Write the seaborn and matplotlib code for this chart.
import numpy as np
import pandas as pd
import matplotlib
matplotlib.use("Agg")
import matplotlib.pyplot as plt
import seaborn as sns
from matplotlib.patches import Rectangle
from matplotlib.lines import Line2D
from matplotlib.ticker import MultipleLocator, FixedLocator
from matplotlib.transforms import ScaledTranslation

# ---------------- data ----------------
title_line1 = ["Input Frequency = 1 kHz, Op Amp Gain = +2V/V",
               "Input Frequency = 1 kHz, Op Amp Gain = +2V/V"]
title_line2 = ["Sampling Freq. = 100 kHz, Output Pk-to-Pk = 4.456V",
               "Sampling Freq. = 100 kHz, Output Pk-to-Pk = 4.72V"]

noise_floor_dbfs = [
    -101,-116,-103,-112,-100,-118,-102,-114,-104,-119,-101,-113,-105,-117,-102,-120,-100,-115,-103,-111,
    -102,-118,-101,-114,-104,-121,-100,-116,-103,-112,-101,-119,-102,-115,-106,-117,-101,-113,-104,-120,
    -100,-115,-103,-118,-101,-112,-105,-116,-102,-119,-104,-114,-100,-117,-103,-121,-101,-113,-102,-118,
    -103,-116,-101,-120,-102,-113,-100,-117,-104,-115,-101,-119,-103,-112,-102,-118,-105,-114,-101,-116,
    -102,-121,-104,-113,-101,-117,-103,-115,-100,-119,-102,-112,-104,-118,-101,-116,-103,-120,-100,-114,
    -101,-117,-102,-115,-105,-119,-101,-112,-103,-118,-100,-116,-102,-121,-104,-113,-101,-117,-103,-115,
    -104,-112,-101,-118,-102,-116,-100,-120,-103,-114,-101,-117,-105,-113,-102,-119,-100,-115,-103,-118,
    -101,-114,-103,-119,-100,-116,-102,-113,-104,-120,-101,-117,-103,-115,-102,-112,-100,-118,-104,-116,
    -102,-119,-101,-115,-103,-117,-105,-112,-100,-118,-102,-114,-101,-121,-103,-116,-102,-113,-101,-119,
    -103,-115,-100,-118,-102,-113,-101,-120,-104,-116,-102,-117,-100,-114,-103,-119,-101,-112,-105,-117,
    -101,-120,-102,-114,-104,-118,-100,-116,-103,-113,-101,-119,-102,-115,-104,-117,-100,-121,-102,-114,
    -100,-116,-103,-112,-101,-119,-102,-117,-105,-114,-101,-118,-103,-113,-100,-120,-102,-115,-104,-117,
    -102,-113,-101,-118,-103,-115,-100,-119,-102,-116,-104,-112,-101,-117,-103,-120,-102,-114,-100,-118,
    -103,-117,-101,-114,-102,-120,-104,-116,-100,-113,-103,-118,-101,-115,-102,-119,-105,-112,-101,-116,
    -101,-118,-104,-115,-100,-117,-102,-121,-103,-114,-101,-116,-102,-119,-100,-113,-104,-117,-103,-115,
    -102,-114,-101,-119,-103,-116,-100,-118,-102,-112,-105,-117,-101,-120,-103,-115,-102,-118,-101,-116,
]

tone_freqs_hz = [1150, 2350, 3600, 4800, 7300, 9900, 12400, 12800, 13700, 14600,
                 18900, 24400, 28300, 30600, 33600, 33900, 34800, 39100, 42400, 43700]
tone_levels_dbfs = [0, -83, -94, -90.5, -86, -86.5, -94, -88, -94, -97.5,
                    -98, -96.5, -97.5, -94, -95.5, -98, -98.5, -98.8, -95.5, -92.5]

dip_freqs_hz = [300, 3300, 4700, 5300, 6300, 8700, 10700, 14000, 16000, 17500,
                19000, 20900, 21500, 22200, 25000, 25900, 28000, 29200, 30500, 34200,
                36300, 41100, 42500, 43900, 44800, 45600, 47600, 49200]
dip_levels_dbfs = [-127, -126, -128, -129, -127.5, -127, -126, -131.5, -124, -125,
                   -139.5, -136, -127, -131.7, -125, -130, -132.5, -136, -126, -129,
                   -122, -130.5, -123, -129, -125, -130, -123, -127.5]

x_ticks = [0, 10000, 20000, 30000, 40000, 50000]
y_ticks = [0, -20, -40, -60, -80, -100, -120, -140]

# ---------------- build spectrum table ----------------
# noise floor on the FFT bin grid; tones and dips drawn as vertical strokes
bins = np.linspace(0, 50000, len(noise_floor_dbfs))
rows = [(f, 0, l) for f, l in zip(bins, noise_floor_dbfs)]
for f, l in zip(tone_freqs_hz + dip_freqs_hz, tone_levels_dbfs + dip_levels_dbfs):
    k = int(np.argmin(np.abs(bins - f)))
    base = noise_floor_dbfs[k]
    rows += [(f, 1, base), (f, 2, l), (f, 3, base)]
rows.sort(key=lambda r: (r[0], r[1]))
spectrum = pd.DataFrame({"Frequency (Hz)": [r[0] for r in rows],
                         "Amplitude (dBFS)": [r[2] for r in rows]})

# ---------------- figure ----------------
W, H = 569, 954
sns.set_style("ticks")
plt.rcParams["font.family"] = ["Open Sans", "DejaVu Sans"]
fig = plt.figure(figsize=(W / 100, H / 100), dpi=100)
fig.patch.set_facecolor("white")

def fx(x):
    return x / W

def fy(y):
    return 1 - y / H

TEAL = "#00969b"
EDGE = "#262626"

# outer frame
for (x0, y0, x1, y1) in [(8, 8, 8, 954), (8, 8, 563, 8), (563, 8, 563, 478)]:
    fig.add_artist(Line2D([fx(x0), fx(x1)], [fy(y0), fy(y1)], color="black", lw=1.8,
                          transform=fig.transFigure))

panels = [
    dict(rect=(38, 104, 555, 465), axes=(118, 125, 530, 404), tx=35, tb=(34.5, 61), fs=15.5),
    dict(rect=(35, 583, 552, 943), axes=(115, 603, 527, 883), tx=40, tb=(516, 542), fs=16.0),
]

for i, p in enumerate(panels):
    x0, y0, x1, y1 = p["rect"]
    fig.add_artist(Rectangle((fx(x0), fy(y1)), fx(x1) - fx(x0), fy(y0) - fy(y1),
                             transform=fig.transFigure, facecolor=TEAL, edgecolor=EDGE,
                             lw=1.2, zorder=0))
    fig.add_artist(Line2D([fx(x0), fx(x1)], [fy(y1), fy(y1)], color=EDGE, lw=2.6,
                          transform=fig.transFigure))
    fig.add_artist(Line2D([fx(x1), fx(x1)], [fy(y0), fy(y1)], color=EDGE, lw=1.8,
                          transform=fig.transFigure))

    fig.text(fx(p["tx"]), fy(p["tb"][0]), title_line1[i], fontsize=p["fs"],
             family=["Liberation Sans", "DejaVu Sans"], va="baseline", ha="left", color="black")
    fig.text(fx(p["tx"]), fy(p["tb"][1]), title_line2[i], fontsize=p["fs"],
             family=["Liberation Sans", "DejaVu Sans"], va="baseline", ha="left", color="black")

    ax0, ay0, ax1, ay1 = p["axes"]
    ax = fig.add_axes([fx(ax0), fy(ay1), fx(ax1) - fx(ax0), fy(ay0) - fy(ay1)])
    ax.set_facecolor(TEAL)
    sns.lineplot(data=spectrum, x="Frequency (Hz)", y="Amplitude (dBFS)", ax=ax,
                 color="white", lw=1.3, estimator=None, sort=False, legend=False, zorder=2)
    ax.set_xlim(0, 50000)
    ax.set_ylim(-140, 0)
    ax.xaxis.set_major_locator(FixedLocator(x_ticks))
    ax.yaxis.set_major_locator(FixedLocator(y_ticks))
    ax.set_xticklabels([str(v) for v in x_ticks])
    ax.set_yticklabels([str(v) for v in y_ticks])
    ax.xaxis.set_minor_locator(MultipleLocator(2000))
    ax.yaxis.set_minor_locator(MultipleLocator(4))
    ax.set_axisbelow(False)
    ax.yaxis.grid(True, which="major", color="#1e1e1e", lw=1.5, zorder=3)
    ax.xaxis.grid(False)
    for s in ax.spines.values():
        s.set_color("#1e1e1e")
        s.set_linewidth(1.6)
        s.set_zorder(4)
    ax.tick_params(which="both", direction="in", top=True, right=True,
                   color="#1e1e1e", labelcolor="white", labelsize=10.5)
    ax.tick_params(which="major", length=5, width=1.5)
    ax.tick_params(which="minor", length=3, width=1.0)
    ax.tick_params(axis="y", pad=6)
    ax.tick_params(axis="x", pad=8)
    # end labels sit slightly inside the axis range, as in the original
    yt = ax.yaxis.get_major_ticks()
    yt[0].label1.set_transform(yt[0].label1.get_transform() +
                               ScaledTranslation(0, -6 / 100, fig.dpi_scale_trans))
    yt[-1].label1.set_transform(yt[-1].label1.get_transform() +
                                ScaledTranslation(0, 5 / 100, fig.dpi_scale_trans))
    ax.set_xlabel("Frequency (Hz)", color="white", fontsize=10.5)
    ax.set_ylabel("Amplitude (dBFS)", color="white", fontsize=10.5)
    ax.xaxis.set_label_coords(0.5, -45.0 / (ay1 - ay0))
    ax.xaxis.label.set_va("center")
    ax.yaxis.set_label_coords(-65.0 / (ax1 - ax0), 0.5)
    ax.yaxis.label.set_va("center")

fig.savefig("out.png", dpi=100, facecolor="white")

# # # #

EXERCISE PROMPT =
Return nothing but the lines from the first line of the listing through the line with "from matplotlib.transforms import", please, keeping every one of them unchanged.

COMPLETE OUTPUT =
Write the seaborn and matplotlib code for this chart.
import numpy as np
import pandas as pd
import matplotlib
matplotlib.use("Agg")
import matplotlib.pyplot as plt
import seaborn as sns
from matplotlib.patches import Rectangle
from matplotlib.lines import Line2D
from matplotlib.ticker import MultipleLocator, FixedLocator
from matplotlib.transforms import ScaledTranslation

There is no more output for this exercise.